As far as the character, he is himself in both places. He is himself in Midland, and he is himself in Houston. Now, he does tailor the way he interacts with people in Houston. He has to demand the respect of an oil company. He has to demand the respect of a man like Clint Thatcher, played by Jon Voight, and as anyone knows to demand respect of Jon Voight, you’ve got to hold yourself up high. So he has to carry himself with a certain self-respect as he walks through the office of Thatcher Oil. When he’s in Midland, he can take more of a breath. He can relax, or so he thinks at this point, but he is himself altered a little bit in each place in order to get what he wants, in order to make these people believe in him and go with him on this journey.
On whether it was harder to play Bob or Robert, or if it mattered… If it was just a different take:
James: Yes, one and the same. It’s the same guy. It’s the same guy, and it’s a challenge, but it’s a wonderful challenge.

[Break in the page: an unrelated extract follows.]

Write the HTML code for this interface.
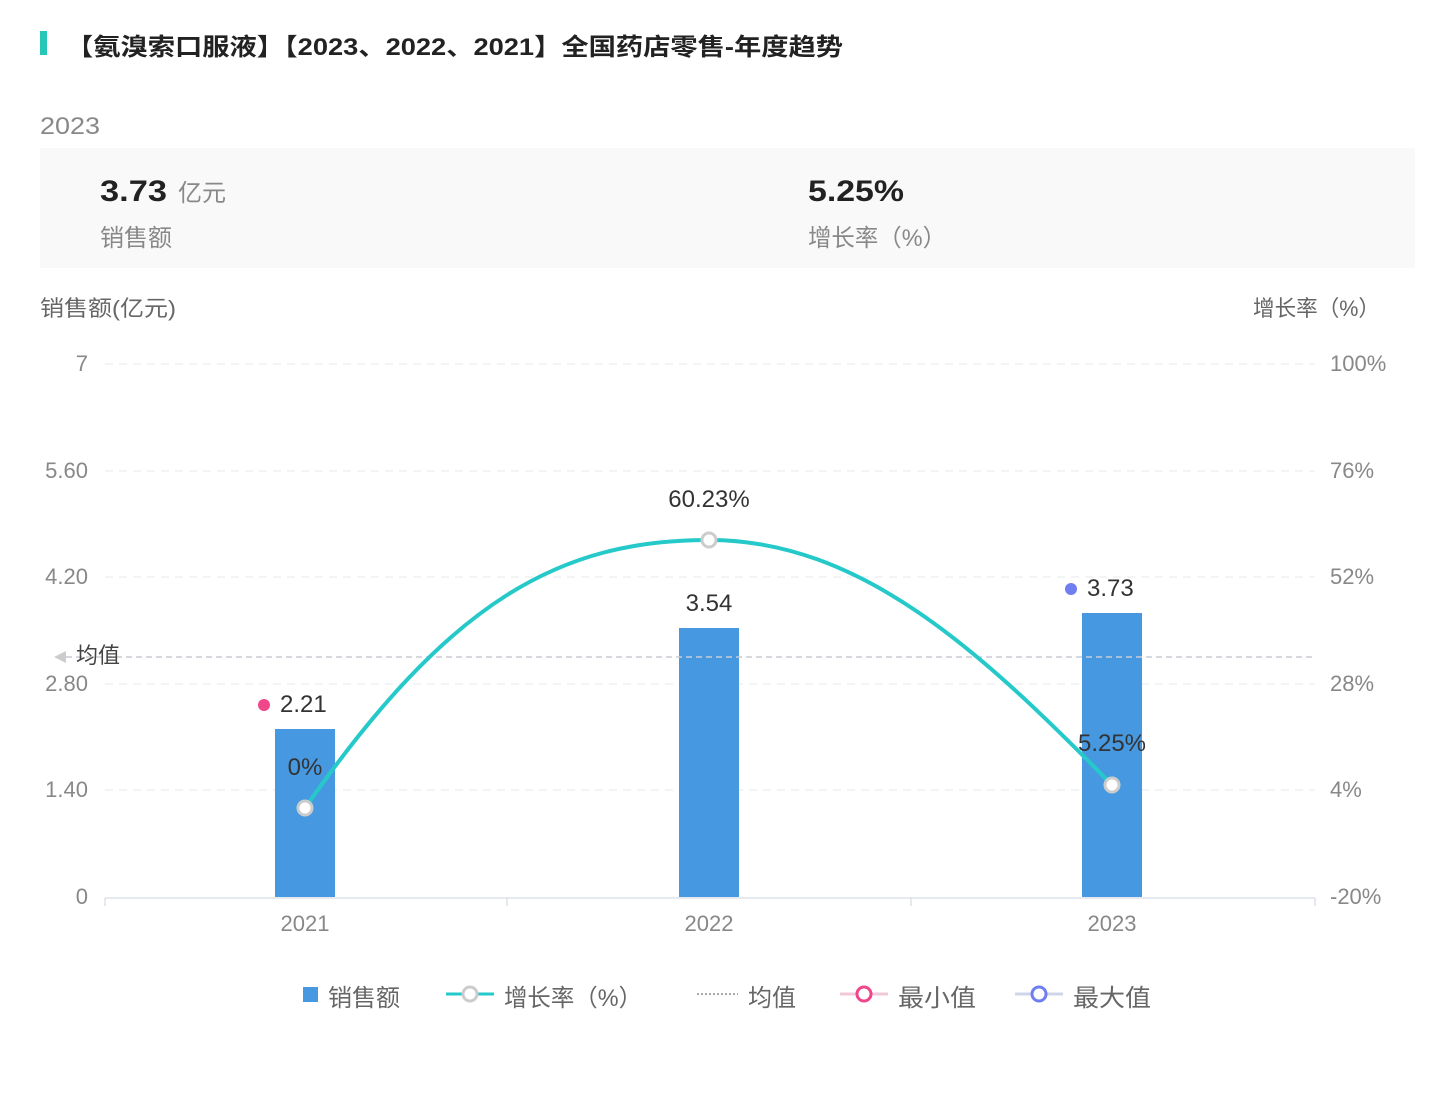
<!DOCTYPE html>
<html><head><meta charset="utf-8"><style>
body{margin:0;width:1456px;height:1106px;background:#fff;font-family:"Liberation Sans","Noto Sans CJK SC",sans-serif;overflow:hidden}
</style></head><body>
<svg width="1456" height="1106" xmlns="http://www.w3.org/2000/svg" font-family="Liberation Sans, Noto Sans CJK SC, sans-serif">
<rect x="40" y="31" width="7" height="24" fill="#26c6b8"/>
<text x="66" y="55" font-size="24" font-weight="bold" fill="#222" textLength="777" lengthAdjust="spacingAndGlyphs">【氨溴索口服液】【2023、2022、2021】全国药店零售-年度趋势</text>
<text x="40" y="134" font-size="24" fill="#888" textLength="60" lengthAdjust="spacingAndGlyphs">2023</text>
<rect x="40" y="148" width="1375" height="120" fill="#f9f9f9"/>
<text x="100" y="201" font-size="30" font-weight="bold" fill="#222" textLength="67" lengthAdjust="spacingAndGlyphs">3.73</text>
<text x="178" y="201" font-size="24" fill="#888">亿元</text>
<text x="100" y="246" font-size="24" fill="#888">销售额</text>
<text x="808" y="201" font-size="30" font-weight="bold" fill="#222" textLength="96" lengthAdjust="spacingAndGlyphs">5.25%</text>
<text x="808" y="246" font-size="24" fill="#888" textLength="138" lengthAdjust="spacingAndGlyphs">增长率（%）</text>
<text x="40" y="316" font-size="22" fill="#666" textLength="136" lengthAdjust="spacingAndGlyphs">销售额(亿元)</text>
<text x="1380" y="316" font-size="22" fill="#666" text-anchor="end" textLength="127" lengthAdjust="spacingAndGlyphs">增长率（%）</text>
<g stroke="#e6e8ec" stroke-dasharray="8,6" stroke-width="1">
<line x1="105" y1="364" x2="1315" y2="364"/><line x1="105" y1="471" x2="1315" y2="471"/>
<line x1="105" y1="577" x2="1315" y2="577"/><line x1="105" y1="684" x2="1315" y2="684"/>
<line x1="105" y1="790" x2="1315" y2="790"/></g>
<g font-size="22" fill="#888" text-anchor="end">
<text x="88" y="371">7</text><text x="88" y="478">5.60</text><text x="88" y="584">4.20</text>
<text x="88" y="691">2.80</text><text x="88" y="797">1.40</text><text x="88" y="904">0</text></g>
<g font-size="22" fill="#888">
<text x="1330" y="371">100%</text><text x="1330" y="478">76%</text><text x="1330" y="584">52%</text>
<text x="1330" y="691">28%</text><text x="1330" y="797">4%</text><text x="1330" y="904">-20%</text></g>
<rect x="275" y="729" width="60" height="168" fill="#4699e0"/>
<rect x="679" y="628" width="60" height="269" fill="#4699e0"/>
<rect x="1082" y="613" width="60" height="284" fill="#4699e0"/>
<line x1="105" y1="898" x2="1315" y2="898" stroke="#ccd3dc"/>
<g stroke="#ccd3dc"><line x1="105" y1="898" x2="105" y2="906"/><line x1="507" y1="898" x2="507" y2="906"/><line x1="911" y1="898" x2="911" y2="906"/><line x1="1315" y1="898" x2="1315" y2="906"/></g>
<g font-size="22" fill="#888" text-anchor="middle"><text x="305" y="931">2021</text><text x="709" y="931">2022</text><text x="1112" y="931">2023</text></g>
<line x1="66" y1="657" x2="1315" y2="657" stroke="#c8ccd4" stroke-dasharray="6,4" stroke-width="1.5"/>
<polygon points="54,657 66,651 66,663" fill="#ccc"/>
<text x="76" y="663" font-size="22" fill="#444">均值</text>
<path d="M305,808 C450,600 560,540 709,540 C860,540 980,650 1112,785" fill="none" stroke="#26c9c9" stroke-width="4"/>
<g fill="#fff" stroke="#ccc" stroke-width="3"><circle cx="305" cy="808" r="7"/><circle cx="709" cy="540" r="7"/><circle cx="1112" cy="785" r="7"/></g>
<g font-size="24" fill="#333" text-anchor="middle">
<text x="305" y="775">0%</text><text x="709" y="507">60.23%</text><text x="1112" y="751">5.25%</text>
<text x="709" y="611">3.54</text></g>
<circle cx="264" cy="705" r="6" fill="#f0468a"/><text x="280" y="712" font-size="24" fill="#333">2.21</text>
<circle cx="1071" cy="589" r="6" fill="#6f7ef0"/><text x="1087" y="596" font-size="24" fill="#333">3.73</text>
<rect x="303" y="987" width="15" height="15" fill="#4699e0"/>
<text x="328" y="1006" font-size="24" fill="#666">销售额</text>
<line x1="446" y1="994" x2="494" y2="994" stroke="#26c9c9" stroke-width="3"/><circle cx="470" cy="994" r="7" fill="#fff" stroke="#ccc" stroke-width="3"/>
<text x="504" y="1006" font-size="24" fill="#666" textLength="138" lengthAdjust="spacingAndGlyphs">增长率（%）</text>
<line x1="697" y1="994" x2="738" y2="994" stroke="#aaa" stroke-dasharray="2,2" stroke-width="2"/>
<text x="748" y="1006" font-size="24" fill="#666">均值</text>
<line x1="840" y1="994" x2="888" y2="994" stroke="#f0c8d8" stroke-width="3"/><circle cx="864" cy="994" r="7" fill="#fff" stroke="#f0468a" stroke-width="3"/>
<text x="898" y="1006" font-size="24" fill="#666" textLength="78" lengthAdjust="spacingAndGlyphs">最小值</text>
<line x1="1015" y1="994" x2="1063" y2="994" stroke="#d0d4e8" stroke-width="3"/><circle cx="1039" cy="994" r="7" fill="#fff" stroke="#6f7ef0" stroke-width="3"/>
<text x="1073" y="1006" font-size="24" fill="#666" textLength="78" lengthAdjust="spacingAndGlyphs">最大值</text>
</svg>
</body></html>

When asked, as a con man or schemer, why Robert/Bob keeps his Midland identity with Lindsay when his Houston life seems to be like the bigger score for a con man, Amy replied:
Amy: Well, I’ll answer it in terms of how we writers understand it and that is that Midland was a fluke for him. That it was never his intention to fall in love with someone, and I say this because at the moment Chris and I are embroiled in an episode that will reveal the origins of both of those relationships.

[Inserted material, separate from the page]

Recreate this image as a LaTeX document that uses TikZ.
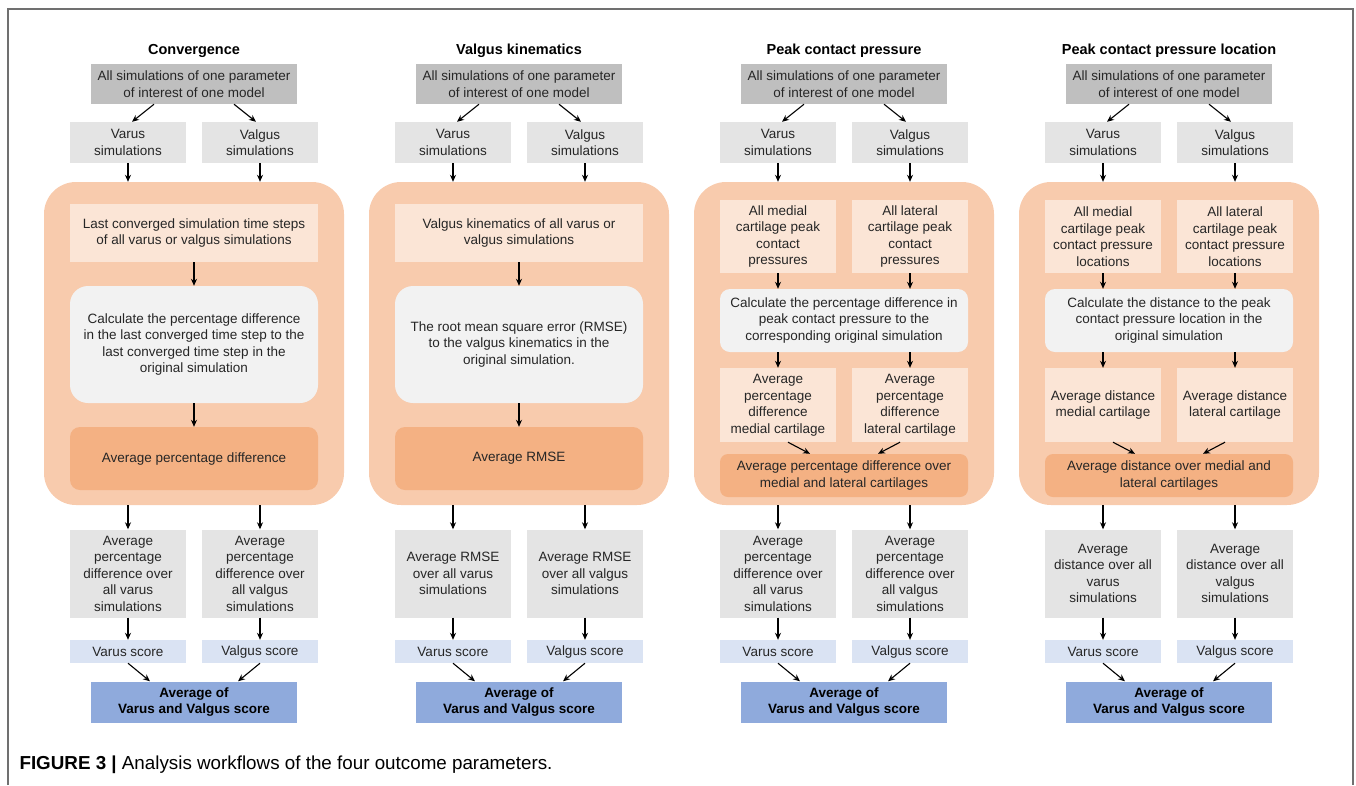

So, he always – he had Cat in his sights as his mark and then made the mistake of falling in love with her, and in the course of, he’s not initially working for Thatcher Oil. It was a long con. He met her. He knew he wanted to get into the family business, but in the interim, before they welcomed him in, he had a life that he needed to maintain. And he did that by going around doing these smaller cons, and Midland was one of them. He sold these oil and gas leases, these natural gas leases in Midland, and in the course of selling Lindsay’s parents on this con, he met her and fell in love with her.
So, Lindsay was – is – she was just a glitch in a way. It was not his intention. I think it speaks to how vulnerable he was to the life that Lindsay had to offer him, which was simple and uncomplicated, far less citified if that’s a word. And he was drawn into it and then couldn’t extricate himself.
So Jon’s argument, certainly through the pilot, is you could’ve gotten out clean. We had a goal. You are now in. He only gets into Thatcher Oil in the pilot, but the truth is that’s probably been two or three years in the making. And Lindsay was just a detour that he made because he couldn’t help falling in love with her.